Stocks closed down more than 1% with the Dow Jones industrial average off by 1.57%, while Treasury yields fell on risk-off demand.

About $20 billion to $25 billion of high-grade volume was forecast for the week with front-loaded bond issuance expected ahead of the Federal Reserve’s monetary policy decision due on Wednesday, according to syndicate sources.

More than $17 billion of high-grade corporate bonds were priced last week, bringing year to date issuance to over $100 billion.

No rate changes are anticipated from the Federal Reserve at the January meeting, sources report.

One high-grade deal was reported on Monday.

Phoenix Group Holdings plc will issue $750 million of fixed-rate perpetual restricted tier 1 contingent convertible notes to help finance its £3.2 billion acquisition of ReAssure Group plc.

Meanwhile on Monday, Japan Finance Organization for Municipalities (A1/A+/) kicked off a roadshow for a dual currency bond deal that includes Rule 144A and Regulation S dollar-denominated green bonds and a debut offering of euro-denominated notes.

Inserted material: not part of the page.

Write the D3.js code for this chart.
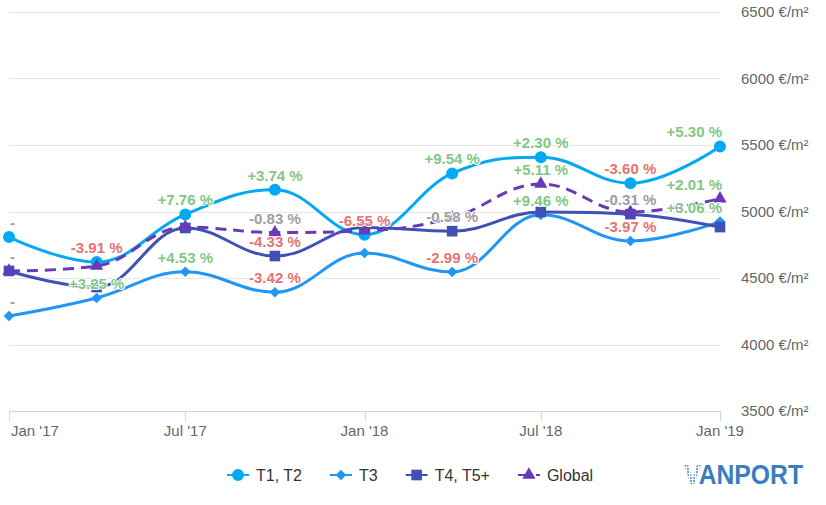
<!DOCTYPE html>
<html>
<head>
<meta charset="utf-8">
<script src="https://cdn.jsdelivr.net/npm/d3@7"></script>
<style>
  html, body { margin: 0; padding: 0; background: #fff; }
  svg { display: block; font-family: "Liberation Sans", Arial, sans-serif; }
</style>
</head>
<body>
<svg id="chart" width="826" height="505"></svg>
<script>
// ---------------- data ----------------
const dates = ["2017-01-01","2017-04-01","2017-07-01","2017-10-01","2018-01-01","2018-04-01","2018-07-01","2018-10-01","2019-01-01"];
const xTicks = ["2017-01-01","2017-07-01","2018-01-01","2018-07-01","2019-01-01"];
const yTicks = [3500, 4000, 4500, 5000, 5500, 6000, 6500];
const seriesNames = ["T1, T2", "T3", "T4, T5+", "Global"];

const t1Values = [4808, 4620, 4978, 5164, 4826, 5286, 5408, 5213, 5489];
const t3Values = [4214, 4350, 4547, 4393, 4688, 4545, 4975, 4778, 4924];
const t4Values = [4553, 4432, 4876, 4665, 4880, 4852, 4996, 4980, 4883];
const globalValues = [4553, 4590, 4883, 4842, 4855, 4954, 5207, 4996, 5097];

const t1Labels = ["-", "-3.91 %", "+7.76 %", "+3.74 %", "-6.55 %", "+9.54 %", "+2.30 %", "-3.60 %", "+5.30 %"];
const t3Labels = ["-", "+3.25 %", "+4.53 %", "-3.42 %", null, "-2.99 %", "+9.46 %", "-3.97 %", "+3.06 %"];
const t4Labels = ["-", null, null, "-4.33 %", null, "-0.58 %", null, "-0.31 %", null];
const globalLabels = [null, null, null, "-0.83 %", null, null, "+5.11 %", null, "+2.01 %"];

// ---------------- setup ----------------
const svg = d3.select("#chart");
const parse = d3.timeParse("%Y-%m-%d");
const plot = { left: 9, right: 720, top: 12, bottom: 411 };

const x = d3.scaleTime()
  .domain([parse("2017-01-01"), parse("2019-01-01")])
  .range([plot.left, plot.right]);
const y = d3.scaleLinear().domain([3500, 6500]).range([plot.bottom, plot.top]);

const series = [
  { name: seriesNames[0], values: t1Values, labels: t1Labels, color: "#03a9f4", symbol: "circle", dash: null },
  { name: seriesNames[1], values: t3Values, labels: t3Labels, color: "#2196f3", symbol: "diamond", dash: null },
  { name: seriesNames[2], values: t4Values, labels: t4Labels, color: "#3f51b5", symbol: "square", dash: null },
  { name: seriesNames[3], values: globalValues, labels: globalLabels, color: "#673ab7", symbol: "triangle", dash: "11,7" }
];

// ---------------- grid ----------------
const grid = svg.append("g");
grid.selectAll("line").data(yTicks.filter(d => d !== 3500)).join("line")
  .attr("x1", plot.left).attr("x2", plot.right + 1)
  .attr("y1", d => Math.round(y(d)) + 0.5).attr("y2", d => Math.round(y(d)) + 0.5)
  .attr("stroke", "#e6e6e6").attr("stroke-width", 1);

// y labels (right side)
svg.append("g").selectAll("text").data(yTicks).join("text")
  .attr("x", 741).attr("y", d => y(d) + 5)
  .attr("font-size", 15).attr("fill", "#666")
  .text(d => d + " €/m²");

// x axis
const xAxis = svg.append("g");
xAxis.append("line")
  .attr("x1", plot.left).attr("x2", plot.right + 1)
  .attr("y1", plot.bottom + 0.5).attr("y2", plot.bottom + 0.5)
  .attr("stroke", "#ccd6eb");
const xt = xAxis.selectAll("g.tick").data(xTicks.map(parse)).join("g").attr("class", "tick");
xt.append("line")
  .attr("x1", d => Math.round(x(d)) + 0.5).attr("x2", d => Math.round(x(d)) + 0.5)
  .attr("y1", plot.bottom).attr("y2", plot.bottom + 10)
  .attr("stroke", "#ccd6eb");
const fmt = d3.timeFormat("%b '%y");
xt.append("text")
  .attr("x", (d, i) => i === 0 ? x(d) + 2 : x(d))
  .attr("y", 436)
  .attr("text-anchor", (d, i) => i === 0 ? "start" : "middle")
  .attr("font-size", 15).attr("fill", "#666")
  .text(d => fmt(d));

// ---------------- Highcharts-like spline ----------------
function splinePath(pts) {
  const p = d3.path();
  let prevRight = null;
  pts.forEach((pt, i) => {
    const [px, py] = pt;
    if (i === 0) { p.moveTo(px, py); return; }
    const last = pts[i - 1], next = pts[i + 1];
    let lcx = px, lcy = py, rc = null;
    if (next) {
      const sm = 1.5, den = 2.5;
      lcx = (sm * px + last[0]) / den; lcy = (sm * py + last[1]) / den;
      let rcx = (sm * px + next[0]) / den, rcy = (sm * py + next[1]) / den;
      let corr = 0;
      if (rcx !== lcx) corr = ((rcy - lcy) * (rcx - px)) / (rcx - lcx) + py - rcy;
      lcy += corr; rcy += corr;
      if (lcy > last[1] && lcy > py) { lcy = Math.max(last[1], py); rcy = 2 * py - lcy; }
      else if (lcy < last[1] && lcy < py) { lcy = Math.min(last[1], py); rcy = 2 * py - lcy; }
      if (rcy > next[1] && rcy > py) { rcy = Math.max(next[1], py); lcy = 2 * py - rcy; }
      else if (rcy < next[1] && rcy < py) { rcy = Math.min(next[1], py); lcy = 2 * py - rcy; }
      rc = [rcx, rcy];
    }
    const r0 = prevRight || last;
    p.bezierCurveTo(r0[0], r0[1], lcx, lcy, px, py);
    prevRight = rc;
  });
  return p.toString();
}

const symbolMap = {
  circle: d3.symbolCircle, diamond: d3.symbolDiamond2, square: d3.symbolSquare2, triangle: d3.symbolTriangle2
};
const symbolSize = { circle: 113, diamond: 72, square: 144, triangle: 125 };
function marker(sel, s) {
  const sym = d3.symbol().type(symbolMap[s.symbol]).size(symbolSize[s.symbol]);
  sel.attr("d", sym).attr("fill", s.color);
}

// ---------------- series ----------------
const seriesG = svg.append("g");
series.forEach(s => {
  const pts = dates.map((d, i) => [x(parse(d)), y(s.values[i])]);
  seriesG.append("path")
    .attr("d", splinePath(pts))
    .attr("fill", "none").attr("stroke", s.color).attr("stroke-width", 3)
    .attr("stroke-linecap", s.dash ? "butt" : "round").attr("stroke-linejoin", "round")
    .attr("stroke-dasharray", s.dash);
  seriesG.append("g").selectAll("path").data(pts).join("path")
    .attr("transform", d => `translate(${d[0]},${d[1]})`)
    .call(marker, s);
});

// ---------------- data labels ----------------
function labelColor(t) {
  if (t === "-") return "#9e9e9e";
  const v = parseFloat(t);
  if (Math.abs(v) < 1) return "#9e9e9e";
  return v > 0 ? "#81c784" : "#e57373";
}
const labelG = svg.append("g");
series.forEach(s => {
  dates.forEach((d, i) => {
    const t = s.labels[i];
    if (t == null) return;
    const cx = x(parse(d)), cy = y(s.values[i]) - 14;
    const txt = labelG.append("text")
      .attr("y", cy + 5)
      .attr("font-size", 15).attr("font-weight", "bold")
      .attr("fill", labelColor(t))
      .attr("stroke", "#fff").attr("stroke-width", 2).attr("stroke-linejoin", "round")
      .attr("paint-order", "stroke")
      .text(t);
    const w = txt.node().getComputedTextLength();
    let left = cx - w / 2;
    if (left < plot.left + 1) left = plot.left + 1;
    if (left + w > plot.right + 2) left = plot.right + 2 - w;
    txt.attr("x", left);
  });
});

// ---------------- legend ----------------
const legend = svg.append("g");
let lx = 227;
const ly = 475;
series.forEach(s => {
  const g = legend.append("g");
  g.append("line")
    .attr("x1", lx).attr("x2", lx + 22).attr("y1", ly).attr("y2", ly)
    .attr("stroke", s.color).attr("stroke-width", 2)
    .attr("stroke-dasharray", s.dash ? "8,10" : null);
  g.append("path").attr("transform", `translate(${lx + 11},${ly})`).call(marker, s);
  const t = g.append("text")
    .attr("x", lx + 29).attr("y", ly + 6)
    .attr("font-size", 16).attr("fill", "#333")
    .text(s.name);
  lx += 29 + t.node().getComputedTextLength() + 28;
});

// ---------------- logo ----------------
const defs = svg.append("defs");
const pat = defs.append("pattern").attr("id", "dots")
  .attr("width", 3).attr("height", 3).attr("patternUnits", "userSpaceOnUse");
pat.append("rect").attr("width", 2).attr("height", 2).attr("fill", "#6f9fcf");
const logo = svg.append("text")
  .attr("x", 684).attr("y", 484)
  .attr("font-size", 27).attr("font-weight", "bold")
  .attr("fill", "#3b7dbf")
  .attr("textLength", 119).attr("lengthAdjust", "spacingAndGlyphs");
logo.append("tspan").attr("fill", "url(#dots)").text("V");
logo.append("tspan").text("ANPORT");
</script>
</body>
</html>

J.P. Morgan Securities plc, Mizuho Securities Co., Ltd., Merrill Lynch International and Barclays are the bookrunners.

Also, a possible offering from Federation des caisses Desjardins du Quebec (A2/A+/AA-) is being eyed, according to market sources.

DBRS on Friday assigned a rating to the company’s nonviable contingent capital subordinated debt (DBRS: A).

The Federation, a Montreal-based organization that supports the Desjardins caisses, completed a U.S. roadshow on Wednesday via Goldman Sachs & Co. LLC and RBC Capital Markets, LLC.

Elsewhere in the secondary market, high-grade bonds were mostly flat to wider on the day, a source said.

Charter Communications, Inc.’s 4.8% senior secured notes due March 1, 2050 eased another 2 bps on Monday after softening about 10 bps on Friday.

Phoenix Group prices $750 million

Phoenix Group Holdings priced $750 million of fixed-rate perpetual restricted tier 1 contingent convertible notes (//BBB-) at par to yield 5.625%, according to an offering memorandum on Monday.

The interest rate will reset April 26, 2025 and every following fifth year at the CMT rate plus 403.5 bps.

Joint lead managers were BofA Securities, Inc., Citigroup Global Markets Ltd., HSBC Bank plc, J.P. Morgan Securities plc and Natixis.

Phoenix Group Holdings is a London-based insurance service provider.

Charter softens

Charter Communications’ 4.8% senior secured notes due March 1, 2050 (Ba1/BBB-/BBB-) eased about 2 bps to 230 bps bid on Monday, a source said.

Charter reopened the notes on Dec. 2 in a $1.3 billion add-on at 101.964 to yield 4.677% and a spread of Treasuries plus 240 bps.

Charter originally sold the notes in a $1.5 billion offering on Oct. 15 at 99.436 to yield 4.836% and a spread of Treasuries plus 260 bps. The total outstanding is $2.8 billion.

The notes were issued through subsidiaries Charter Communications Operating, LLC and Charter Communications Operating Capital Corp.

The broadband communications company is based in Stamford, Conn.